Memang sudah lama, saya dan keluarga punya tradisi pengajian bulanan bersama anak-anak yatim. Baik di Kreo rumah yang saya tinggali, di Harvest City Cileungsi yang kebetulan punya rumah di situ, dan di Kaki Gunung Salak yang kini menjadi TBM Lentera Pustaka. Ada sekitar 34 anak yatim yang rutin mengaji dengan saya setiap bulan hingga kini.
Apa artinya catatan ini saya tuliskan. Tidak untuk apa-apa, selain dokumen semata. Agar anak yatim di luar sana tidak berkecil hati. Inilah momentum kali pertama saya dan keluarga menguliahkan anak yatim, si dia.
Selain berbagi tulisan akan pentingnya membangun sikap peduli kepada anak-anak yatim maupun kaum yang membutuhkan uluran tangan kita. Mudahkanlah urusan mereka, maka urusan kita pun akan dimudahkan.
Bahkan penting untuk saya sampaikan kepada sekolah maupun pemerintah daerah. Agar berilah perhatian dan kepedulian kepada anak-anak yatim untuk bersekolah. Bebaskan mereka dari biaya sekolah. Agar jangan ada anak yatim yang putus sekolah.
Karena pengalaman saya, kepekaan lembaga sekolah dan pemerintah daerah terkesan tidak ada pada kaum yang membutuhkan. Apakah memang begitu sekolah, sama sekali tidak bisa membebaskan anak-anak yatim untuk tetap bisa bersekolah?

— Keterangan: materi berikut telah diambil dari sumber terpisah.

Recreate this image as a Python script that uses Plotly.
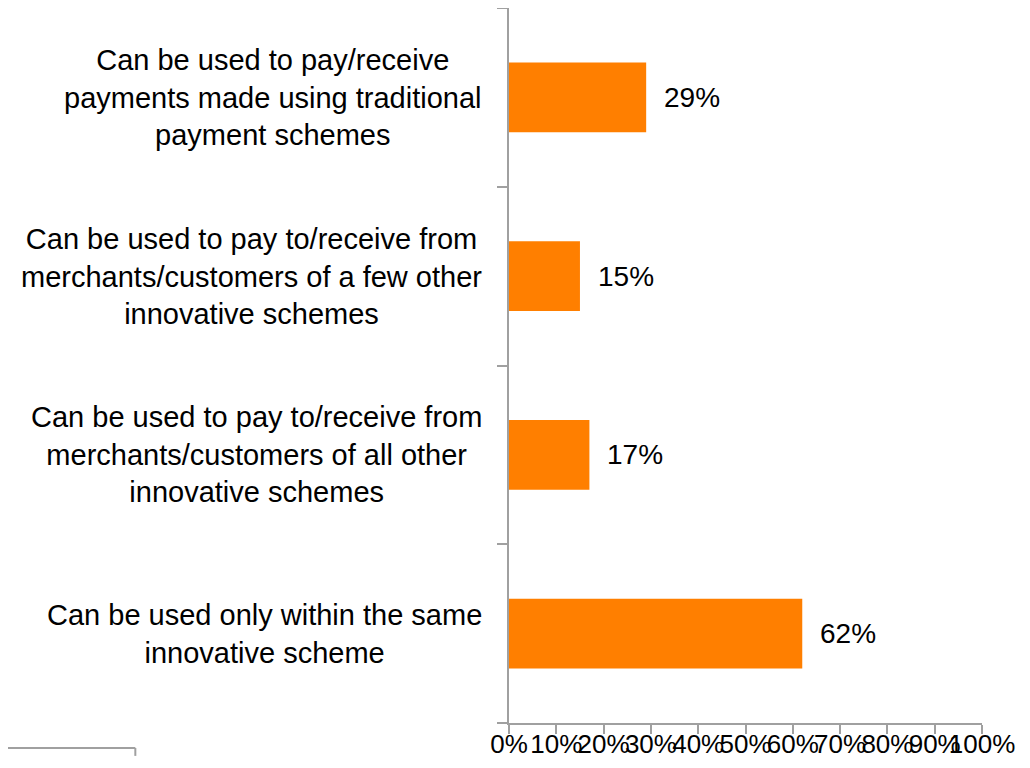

Semua kita sepakat, anak yatim pasti membutuhkan kasih sayang yang tidak didapat dari orangtuanya. Karena itu, kita dianjurkan untuk saling peduli dengan sesama, apalagi anak yatim dan kamu yang sangat membutuhkan uluran tangan.
Percayalah, Allah SWT pun menjamin orang-orang yang mau membagi hartanya untuk menyelamatkan masa depan anak bangsa. Tidak akan jatuh miskin karena sedekah atau amal. Justru Allah SWT berjanji akan selalu dilipatgandakan.
Sepenggal kisah anak yatim, aku ingin kuliah.
Inilah cara sederhana untuk mengingatkan kita agar tetap istiqomah dalam berbuat untuk sesama, di samping konsisten berjuang untuk kebaikan di jalan Allah. Masih ada dan banyak berjuang dengan cara-cara yang lebih maslahat. Selebihnya, biarkan Allah SWT yang bekerja untuk kita. Agar selalu diberi kesehatan, kemudahan dan keberkahan dalam hidup.
Karena hakikatnya, siapapun, manusia 'bukan apa-apa, dan bukan siapa-siapa". Bergaul dan pedulilah pada anak yatim. Apalagi di tengah gaya hidup yang makin belingsatan, nafsu egoisme yang tak terbendung, dan gemerlap eksistensi diri yang kian eksotis seperti sekarang.